Gloria Mark borrowed the vocabulary of physics to describe an empirical asymmetry in cognitive work. Kinetic attention is the active engagement visible in output: the worker focused on a task, producing results, measurable on any dashboard. Potential attention is the reserve capacity — recovering from the last engagement, consolidating recent learning, preparing to engage the next task with full resources. The healthy workday requires both, in alternating cycles. The culture of knowledge work, however, systematically overvalues the kinetic and undervalues the potential, because kinetic attention feels productive while potential attention feels like slacking. The AI-augmented workflow accelerates this bias toward pathological extremes.
The distinction matters because the two forms of attention are not interchangeable. A worker who operates continuously in kinetic mode — who converts every moment of potential attention into productive output — depletes the reserve that kinetic attention draws upon. The depletion is not immediately visible. Output continues. The worker feels productive. But the quality of the engagement degrades, the judgment narrows, and the cognitive system that produces the output approaches a state that Mark, without dramatizing it, simply describes as running on empty.
Mark's research has identified the conditions under which healthy alternation occurs. It is rarely the product of individual planning. It emerges from the natural structure of work itself — the waits, the transitions, the moments when the activity pauses and the worker has nothing to do but stand still. These moments were not experienced as valuable in the pre-AI era; workers, if asked, would have said they wanted less of them. The default mode network, however, did not ask the workers' permission. It activated automatically in the gaps the workflow provided.
The AI-augmented workflow collapses the gaps. The tool is always available. The next prompt is always possible. The culture rewards continuous engagement. The internal imperative to achieve — what Byung-Chul Han calls auto-exploitation — converts every moment of potential attention into kinetic attention, because the environment makes the conversion feel not just available but obligatory.
The consequence, in Mark's framework, is a cognitive monoculture. The worker operates in kinetic mode continuously, converts all available potential into kinetic, and arrives at the moments requiring the most cognitive capacity — the architectural decision, the creative breakthrough, the judgment that matters — with the potential reserve already depleted. The judgment barrier that Segal identifies as the remaining human work is precisely the work most vulnerable to potential-attention depletion.
Mark has used the kinetic/potential distinction in her lectures and writing for over a decade, drawing loosely on the physics metaphor but grounding the concept in her empirical observations.

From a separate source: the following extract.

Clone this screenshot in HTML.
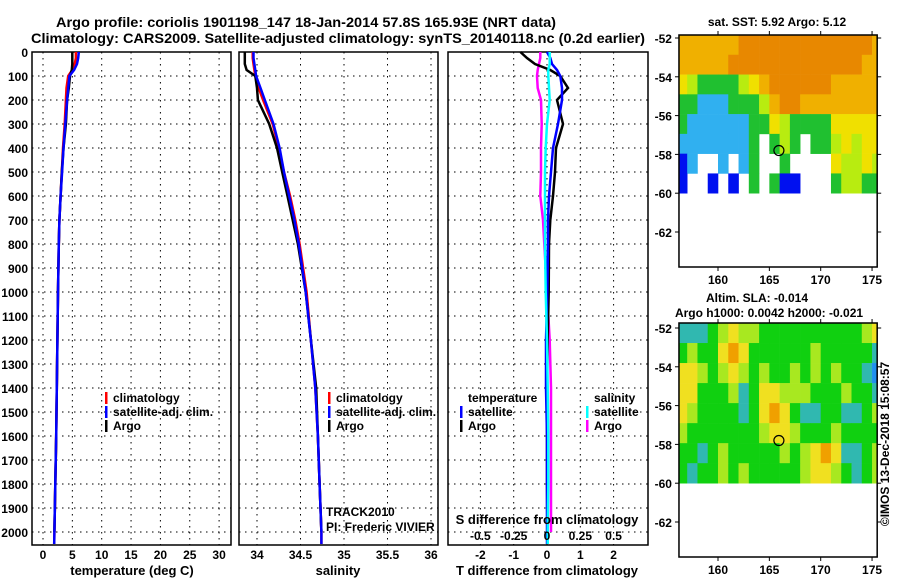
<!DOCTYPE html>
<html><head><meta charset="utf-8"><style>
html,body{margin:0;padding:0;background:#fff;}
svg{display:block;font-family:"Liberation Sans",sans-serif;}
.b{font-weight:bold;font-size:12px;}
</style></head><body>
<svg id="svg" width="900" height="580" viewBox="0 0 900 580">
<text x="56" y="27" class="b" style="font-size:14px" textLength="500" lengthAdjust="spacingAndGlyphs">Argo profile: coriolis 1901198_147 18-Jan-2014 57.8S 165.93E (NRT data)</text>
<text x="31" y="43" class="b" style="font-size:14px" textLength="614" lengthAdjust="spacingAndGlyphs">Climatology: CARS2009. Satellite-adjusted climatology: synTS_20140118.nc (0.2d earlier)</text>
<g id="g"></g>
</svg>
<script>
const depths=[0,25,50,75,100,150,200,300,400,500,600,700,800,1000,1200,1400,1600,1800,2000,2050];
const tClim=[5.6,5.6,5.4,5.0,4.3,4.0,3.9,3.7,3.4,3.2,3.0,2.8,2.7,2.55,2.45,2.35,2.25,2.1,1.95,1.9];
const tSat=[6.1,6.0,5.8,5.3,4.5,4.3,4.1,3.8,3.5,3.25,3.0,2.8,2.7,2.55,2.45,2.35,2.25,2.1,1.95,1.9];
const tArgo=[5.0,5.0,5.0,4.9,4.6,4.4,4.1,3.9,3.5,3.2,3.0,2.8,2.7,2.55,2.45,2.35,2.25,2.1,1.95,null];
const sClim=[33.95,33.95,33.96,33.97,33.98,34.02,34.07,34.18,34.25,34.31,34.38,34.44,34.49,34.57,34.62,34.67,34.70,34.72,34.74,34.74];
const sSat=[33.96,33.96,33.97,33.98,33.99,34.04,34.09,34.19,34.26,34.31,34.37,34.43,34.48,34.56,34.62,34.67,34.70,34.72,34.74,34.74];
const sArgo=[33.86,33.86,33.86,33.88,33.98,34.00,34.01,34.14,34.23,34.29,34.35,34.41,34.47,34.56,34.62,34.68,34.70,34.72,34.74,null];
const dTSat=[0,0.1,0.15,0.3,0.4,0.45,0.45,0.33,0.18,0.12,0.06,0.03,0.03,0.01,-0.03,-0.03,0,0,0,0];
const dTArgo=[-0.8,-0.6,-0.36,0.1,0.4,0.63,0.3,0.48,0.27,0.24,0.18,0.1,0.06,0.05,0.02,0,0,0,0.01,null];
const dSSat=[0.02,0.02,0.02,0.01,0.01,0.015,0.02,0.0,-0.01,-0.015,-0.015,-0.015,-0.015,-0.01,0,0.005,0.01,0.01,0.005,0.005];
const dSArgo=[-0.05,-0.05,-0.06,-0.07,-0.075,-0.07,-0.045,-0.04,-0.045,-0.045,-0.05,-0.03,-0.02,0,0.02,0.03,0.03,0.03,0.03,null];
const depthTicks=[0,100,200,300,400,500,600,700,800,900,1000,1100,1200,1300,1400,1500,1600,1700,1800,1900,2000];
const tTicks=[0,5,10,15,20,25,30];
const sTicks=[34,34.5,35,35.5,36];
const dTTicks=[-2,-1,0,1,2];
const dSTicks=[-0.5,-0.25,0,0.25,0.5];
const dSTickLabels=["-0.5","-0.25","0","0.25","0.5"];
const sstGrid=[
[6,6,6,6,6,6,7,7,7,7,7,7,7,7,7,7,7,7,7,6],
[6,6,6,6,6,7,7,7,7,7,7,7,7,7,7,7,7,7,6,6],
[5,4,3,3,3,3,4,5,6,7,7,7,7,7,7,6,6,6,6,6],
[3,3,2,2,2,3,3,3,4,6,7,7,6,6,6,6,6,6,6,6],
[3,2,2,2,2,2,2,3,3,5,4,3,3,3,3,5,5,5,5,5],
[2,2,2,2,2,2,2,3,0,3,4,3,0,3,3,4,5,4,5,5],
[1,2,0,0,2,0,2,3,0,0,3,0,0,0,0,5,4,4,5,4],
[1,0,0,1,0,1,0,3,0,3,1,1,0,0,0,3,4,4,3,3]];
const slaGrid=[
[-1,-1,-1,0,1,2,1,1,0,0,0,0,0,0,0,0,0,0,1,2],
[0,1,0,0,2,3,2,0,0,0,0,0,0,1,0,0,0,0,0,-1],
[2,2,1,0,1,2,1,0,1,0,0,1,0,1,0,1,0,0,-1,-2],
[2,2,0,0,0,1,-1,0,2,2,1,1,1,0,0,0,1,0,0,-1],
[2,1,0,0,0,0,-1,0,2,3,2,0,-1,-1,0,0,-1,-1,0,1],
[1,0,0,0,0,0,0,0,1,2,2,1,0,0,0,1,0,0,0,0],
[0,0,-1,0,1,0,0,0,0,0,1,0,1,2,3,2,-1,-1,0,1],
[0,-1,0,0,1,0,1,0,0,0,0,0,1,2,2,1,0,-1,0,1]];
const latTicks=[-52,-54,-56,-58,-60,-62];
const lonTicks=[160,165,170,175];
const argoLon=165.93, argoLat=-57.8;

const NS="http://www.w3.org/2000/svg";
const G=document.getElementById('g');
function el(t,a,p){const e=document.createElementNS(NS,t);for(const k in a)e.setAttribute(k,a[k]);(p||G).appendChild(e);return e;}
function txt(x,y,s,anchor,cls,extra){const e=el('text',Object.assign({x:x,y:y,'text-anchor':anchor||'start','class':cls||'b'},extra||{}));e.textContent=s;return e;}
const yD=d=>52+d*0.24;
const TOP=52,BOT=545;
const panels=[
 {x0:32,x1:231,fx:v=>43+v*5.87,ticks:tTicks,labels:tTicks.map(String),name:'temperature'},
 {x0:239,x1:438,fx:v=>257+(v-34)*87,ticks:sTicks,labels:sTicks.map(String),name:'salinity'},
 {x0:448,x1:648,fx:v=>547+v*33.3,ticks:dTTicks,labels:dTTicks.map(String),name:'difference'}];
const fS=v=>547+v*133.3;
panels.forEach((p,i)=>{
 const g=el('g',{});
 
 
 depthTicks.forEach(d=>{if(d>0){const l=el('line',{x1:p.x0,x2:p.x1,y1:yD(d),y2:yD(d),stroke:'#000','stroke-dasharray':'1.5,4.5'},g);}});
 p.ticks.forEach((v,j)=>{const x=p.fx(v);const l=el('line',{x1:x,x2:x,y1:TOP,y2:BOT,stroke:'#000','stroke-dasharray':'1.5,4.5'},g);
  const t=txt(x,559,p.labels[j],'middle');});
 const r=el('rect',{x:p.x0,y:TOP,width:p.x1-p.x0,height:BOT-TOP,fill:'none',stroke:'#000','stroke-width':1.5},g);
 
});
depthTicks.forEach(d=>{const t=txt(28,yD(d)+5,String(d),'end');});
function line(vals,fx,col,name,w){let pts=[];depths.forEach((d,i)=>{if(vals[i]!==null)pts.push(fx(vals[i]).toFixed(1)+','+yD(d).toFixed(1));});
 const e=el('polyline',{points:pts.join(' '),fill:'none',stroke:col,'stroke-width':w||2.5});
 }
const p0=panels[0].fx,p1=panels[1].fx,p2=panels[2].fx;
line(tClim,p0,'#f00','temp-climatology-line');line(tArgo,p0,'#000','temp-argo-line');line(tSat,p0,'#00f','temp-satellite-line');
line(sClim,p1,'#f00','sal-climatology-line');line(sArgo,p1,'#000','sal-argo-line');line(sSat,p1,'#00f','sal-satellite-line');
line(dSArgo,fS,'#f0f','sdiff-argo-line');line(dTArgo,p2,'#000','tdiff-argo-line');line(dTSat,p2,'#00f','tdiff-satellite-line');line(dSSat,fS,'#0ff','sdiff-satellite-line');
[[132,'temperature (deg C)','x-axis-title-temperature'],[338,'salinity','x-axis-title-salinity'],[547,'T difference from climatology','x-axis-title-tdiff']].forEach(a=>{const t=txt(a[0],575,a[1],'middle');t.style.fontSize='13px';});
let t=txt(547,524,'S difference from climatology','middle');t.style.fontSize='13px';
dSTicks.forEach((v,i)=>{const t=txt(fS(v),540,dSTickLabels[i],'middle');});
function leg(x,y,col,s,name){const m=el('rect',{x:x,y:y-10,width:2.5,height:12,fill:col});
 const t=txt(x+8,y,s);}
[[105,'#f00','climatology'],[105,'#00f','satellite-adj. clim.'],[105,'#000','Argo']].forEach((a,i)=>leg(a[0],402+i*14,a[1],a[2],'legend-entry-temp-'+i));
[[328,'#f00','climatology'],[328,'#00f','satellite-adj. clim.'],[328,'#000','Argo']].forEach((a,i)=>leg(a[0],402+i*14,a[1],a[2],'legend-entry-sal-'+i));
t=txt(468,402,'temperature');
t=txt(594,402,'salinity');
leg(460,416,'#00f','satellite','legend-entry-tdiff-sat');leg(460,430,'#000','Argo','legend-entry-tdiff-argo');
leg(586,416,'#0ff','satellite','legend-entry-sdiff-sat');leg(586,430,'#f0f','Argo','legend-entry-sdiff-argo');
t=txt(326,516,'TRACK2010','start','');t.style.fontSize='12px';
t=txt(326,531,'PI: Frederic VIVIER','start','');t.style.fontSize='12px';
const xL=l=>718+(l-160)*10.27;
const sstCol={0:null,1:'#0010f0',2:'#30b0f0',3:'#20c030',4:'#b8ec10',5:'#f0e000',6:'#f0b000',7:'#e88800'};
const slaCol={'-2':'#2090f0','-1':'#30b8b0','0':'#10d010','1':'#a8e820','2':'#f0e020','3':'#f0a000'};
function map(grid,colors,top,bot,lat52,name){
 const yL=l=>lat52+(-52-l)*19.4;
 const g=el('g',{});
 const lonL=xL(156.2),lonR=xL(175.5);
 const latTop=-52-(top-lat52)/19.4, step=(latTop+60)/grid.length;
 grid.forEach((row,r)=>row.forEach((v,c)=>{const col=colors[v];if(!col)return;
  const x0=Math.max(lonL,xL(156.5+c-0.5)),x1=Math.min(lonR,xL(156.5+c+0.5));
  const y0=yL(latTop-r*step),y1=yL(latTop-(r+1)*step);
  const e=el('rect',{x:x0,y:y0,width:x1-x0+0.3,height:y1-y0+0.3,fill:col},g);
  }));
 const fr=el('rect',{x:lonL,y:top,width:lonR-lonL,height:bot-top,fill:'none',stroke:'#000','stroke-width':1.5},g);
 
 latTicks.forEach(l=>{const y=yL(l);el('line',{x1:lonL-4,x2:lonL,y1:y,y2:y,stroke:'#000'},g);el('line',{x1:lonR,x2:lonR+4,y1:y,y2:y,stroke:'#000'},g);
  const t=txt(lonL-7,y+5,String(l),'end');});
 lonTicks.forEach(l=>{const x=xL(l);el('line',{x1:x,x2:x,y1:top-4,y2:top,stroke:'#000'},g);el('line',{x1:x,x2:x,y1:bot,y2:bot+4,stroke:'#000'},g);
  const t=txt(x,bot+17,String(l),'middle');});
 const c=el('circle',{cx:xL(argoLon),cy:yL(argoLat),r:5,fill:'none',stroke:'#000','stroke-width':1.2},g);
 
}
map(sstGrid,sstCol,35,267,38,'sst-map');
map(slaGrid,slaCol,323,557,328,'sla-map');
t=txt(777,26,'sat. SST: 5.92 Argo: 5.12','middle');
t=txt(757,302,'Altim. SLA: -0.014','middle');
t=txt(769,317,'Argo h1000: 0.0042 h2000: -0.021','middle');
t=txt(0,0,'©IMOS 13-Dec-2018 15:08:57','middle','',{transform:'translate(889,444) rotate(-90)'});t.style.fontSize='12px';
</script>
</body></html>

The framework became central to her work on AI because it names precisely what the AI workflow eliminates: not time, not effort, but the reserve capacity that sustains sustained performance.
Attention has two modes. Kinetic attention is actively engaged; potential attention is reserve capacity held for recovery and preparation.
The healthy workday alternates. Sustainable cognitive performance requires cycles of engagement and recovery, not continuous maximum engagement.
The culture biases toward kinetic. Visible productivity is rewarded; invisible recovery is dismissed as slacking or optional.
AI accelerates the bias. By making productive engagement available in every interval, AI converts potential attention into kinetic attention continuously, depleting the reserve.
The depletion is invisible until it matters. The worker notices nothing until a moment requiring peak judgment arrives — and the reserve that would have supported the judgment is gone.